L’antique château de la Motte-Feuilly, construit par Drouin de Voudenay dans les premières années du XVe siècle, existe encore en grande partie dans la plus mélancolique, dans la plus ombreuse et romantique solitude, caché dans un nombreux groupe d’arbres dont le feuillage touffu fait dans la belle saison à cet austère et fier donjon du moyen âge un entourage si sombre, si impénétrable que le visiteur surpris, comme opprimé par une sorte d’angoisse religieuse, semble pénétrer subitement dans la nuit. Je m’y suis rendu avec des amis par une des splendides journées de l’été dernier. C’était au déclin du jour. Nous venions de visiter le beau château de Culan, vieille forteresse médiévale orgueilleusement campée sur la rive de l’Arnon. Nous avions pris la route du retour vers La Châtre, et, après avoir dépassé Châteaumeillant, nous nous étions légèrement détournés vers la gauche. Nous avions atteint les humbles chaumières qui forment à elles seules l’agreste bourg de la Motte-Feuilly. Bientôt nous avions pénétré sous les ombrages silencieux qui font en été à la vieille demeure de Charlotte d’Albret une si sombre, une si noire ceinture. L’impression, en quittant la grande route et ce ciel de feu, était extraordinaire. Le soleil se couchait dans un horizon enflammé et brûlant.
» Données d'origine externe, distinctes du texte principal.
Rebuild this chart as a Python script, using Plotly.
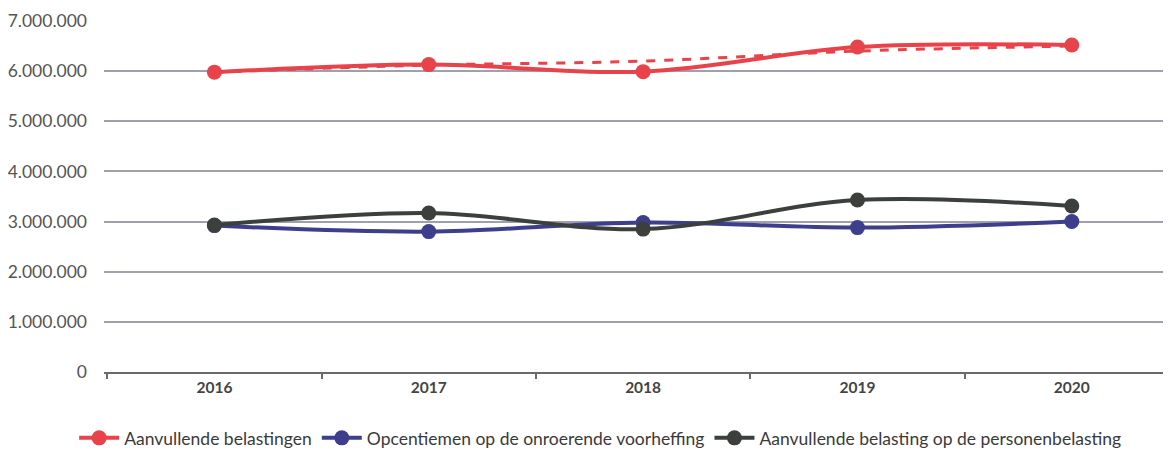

Autour de nous l’ombre envahissait cette superbe fouillée sous laquelle se dressaient les tours et les murailles du donjon. Hélas ! une consigne rigoureuse en interdisait la visite. Nous ne pûmes qu’admirer la belle enceinte et jeter de la porte un coup d’œil sur la cour d’honneur.

L’antique demeure doit être restée à peu près telle que lorsque Charlotte d’Albret y vivait seule et résignée, sauf que la démolition d’une portion de l’enceinte crénelée entre le portail et la grosse tour a amené quelque lumière dans la cour.